The last hurricane to hit Canada was Igor, which hit Labrador and Newfoundland in 2010 with wind speeds exceeding 170km/h in some areas. Adjusting for inflation, insured losses from Igor, which temporarily cut 150 communities off, were approximately $268 million, according to Swiss Re figures.
Hurricane Juan, which hit Halifax in 2003, cost $233 million in today’s money.
Tropical cyclone Dorian, which made landfall in 2019, cost the equivalent of $166 million today.
“When we consider the fact that there were four provinces this time round that were impacted from Fiona, we could only estimate that the losses would be around this ballpark,” Dipika Deol, head P&C treaty underwriting, Canada & English Caribbean, senior vice president, Swiss Re, told Insurance Business, referring to the figures for Igor, Juan, and Dorian.
“I’d be surprised if they’re lower than these amounts, because not only do we see a larger impacted area, but we also have much more urbanization, we have many more people who are living in harm’s way.”
Read more: Hurricane season in swing after slow start
Loss adjuster Crawford saw its claims line activity spike to six times normal levels over the weekend of the storm, while its contractor hotline saw 50 times the usual level of engagement.
“Fiona came in with a wrath; she was angry,” said Crawford chief client officer Heather Matthews.
“Ironically, it could have been worse though, because the city of Halifax didn’t get as much of a direct hit, [the storm went] a little bit further north, but we are seeing damages of historic proportions.”
Crawford has seen claims from hospitals, infrastructure projects, and government buildings, Matthews said, with downed trees from the wind impact driving personal property and auto claims.
In Newfoundland, structures have been pictured being washed away.
Meanwhile some are having to contend with fire risk.

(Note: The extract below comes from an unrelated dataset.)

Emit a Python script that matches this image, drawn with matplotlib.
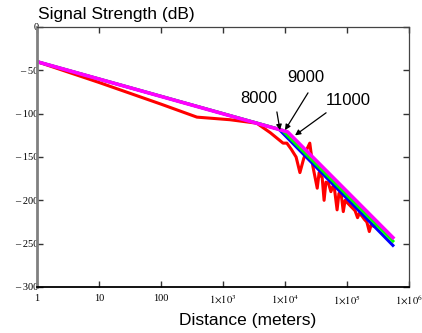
import numpy as np
import matplotlib
matplotlib.use("Agg")
import matplotlib.pyplot as plt

plt.rcParams["mathtext.fontset"] = "stix"

# ---------------------------------------------------------------- data
# smooth two-slope curves (break points 8000 / 9000 / 11000 m)
blue_d = [1, 8000, 550000]
blue_db = [-40, -118, -252]
green_d = [1, 9000, 550000]
green_db = [-40, -119, -247]
magenta_d = [1, 11000, 550000]
magenta_db = [-40, -121, -243]

# measured (noisy) red curve
red_d = [1, 10, 100, 380, 1300, 3500, 5800, 9300,
         10700, 12600, 15100, 17400, 20000, 22900, 25100, 28200, 33100,
         35500, 39800, 42700, 45700, 50100, 55000, 58900, 63100, 69200,
         74100, 81300, 87100, 93300, 102000, 112000, 123000, 135000,
         148000, 158000, 174000, 191000, 209000, 229000, 245000, 269000,
         302000]
red_db = [-40, -64, -89, -104, -107, -111, -122, -134,
          -134, -141, -150, -168, -152, -140, -134, -161, -186,
          -168, -174, -200, -179, -180, -190, -184, -188, -211,
          -192, -195, -213, -200, -203, -206, -209, -212,
          -220, -215, -218, -222, -225, -236, -228, -230,
          -228]

x_ticks = [1, 10, 100, 1e3, 1e4, 1e5, 1e6]
x_labels = ["1", "10", "100", r"$1{\times}10^{3}$", r"$1{\times}10^{4}$",
            r"$1{\times}10^{5}$", r"$1{\times}10^{6}$"]
y_ticks = [0, -50, -100, -150, -200, -250, -300]
y_labels = ["0", "\u2013 50", "\u2013 100", "\u2013 150", "\u2013 200",
            "\u2013 250", "\u2013 300"]

# label text, text position, arrow tail, arrow tip
notes = [("8000", (3800, -83), (7400, -98), (8300, -119)),
         ("9000", (21800, -58), (23500, -76), (10000, -119)),
         ("11000", (104000, -85), (46000, -99), (14500, -125))]

# ---------------------------------------------------------------- plot
fig = plt.figure(figsize=(4.22, 3.33), dpi=100)
ax = fig.add_axes([37 / 422, 1 - 287 / 333, 372 / 422, 260 / 333])

ax.plot(red_d, red_db, color="#ff0000", lw=2.2)
ax.plot(blue_d, blue_db, color="#0000ff", lw=2.2)
ax.plot(green_d, green_db, color="#00ff00", lw=2.2)
ax.plot(magenta_d, magenta_db, color="#ff00ff", lw=2.6)

ax.set_xscale("log")
ax.set_xlim(1, 1e6)
ax.set_ylim(-300, 0)
ax.minorticks_off()

serif = "Liberation Serif"
ax.set_xticks(x_ticks)
ax.set_xticklabels(x_labels, fontsize=7.5, family=serif)
ax.set_yticks(y_ticks)
ax.set_yticklabels(y_labels, fontsize=7.5, family=serif)
ax.tick_params(axis="both", direction="in", length=4, width=1,
               top=True, right=True, color="#333333")
ax.tick_params(axis="y", pad=-1)
ax.tick_params(axis="x", pad=5)

ax.spines["left"].set_color("#808080")
ax.spines["left"].set_linewidth(2)
ax.spines["bottom"].set_color("black")
ax.spines["bottom"].set_linewidth(1.3)
for s in ("top", "right"):
    ax.spines[s].set_color("#444444")
    ax.spines[s].set_linewidth(0.9)

for txt, tpos, tail, tip in notes:
    ax.text(*tpos, txt, fontsize=12, family="Liberation Sans",
            ha="center", va="center")
    ax.annotate("", xy=tip, xytext=tail,
                arrowprops=dict(arrowstyle="-|>", color="black", lw=0.9,
                                mutation_scale=8, shrinkA=0, shrinkB=0))

fig.text(38 / 422, 1 - 15 / 333, "Signal Strength (dB)", fontsize=12.5,
         family="Liberation Sans", ha="left", va="center")
fig.text(248 / 422, 1 - 320 / 333, "Distance (meters)", fontsize=12.5,
         family="Liberation Sans", ha="center", va="center")

fig.savefig("out.png", dpi=100)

In Charlottetown, Prince Edward Island, the Stanhope Golf and Country Club reportedly saw its clubhouse burn down. Further fires have occurred, Matthews relayed from a colleague based in Halifax, with downed trees and hydro lines having potentially sparked blazes.
Thus far the loss adjuster has seen no evidence of cranes being downed, something that has proved an issue in built up areas in the past.
With the hydro (electric) still down for many, and rain forecast over the next week, Matthews predicted that any reporting lag could be exacerbated by network issues and “long tail” flooded basement claims where sump pumps have stopped working.
“We’ll also start to see food spoilage and business interruption claims,” Matthews said.
Read more: UBS: Hurricane Dorian could cost $25 billion in insured damage
At insurer Aviva, personal property and automobile claims have already started coming through, according to Paul Gilbody, SVP, Healthcare and Property Claims, Aviva Canada.
“We are starting to see some commercial claims come in,” Gilbody said.
“But they typically take a couple of days longer to come through, so it may very well be later this week that we see some of that.”
Prior preparation meant Aviva had staff working over the weekend to assist with the effort. The insurer has seen “quite severe claims” and, with the storm roughly 300 miles wide, some have come in from areas further afield from the eye wall.
“One of the things that I’m really proud of the Aviva team on is that the fact that we were so well prepared, and I think the speed of response is going to help some of the claims be mitigated from a value point of view – so we’ll see how it goes,” Gilbody said.
Gilbody declined to put a number on potential insured losses, but did say: “It’s going to be a very, very, very big event, and given the scale of the storm, we are going to see an awful lot of claims.”
“Hopefully the damage for people’s properties is as minimal as it can be,” he added.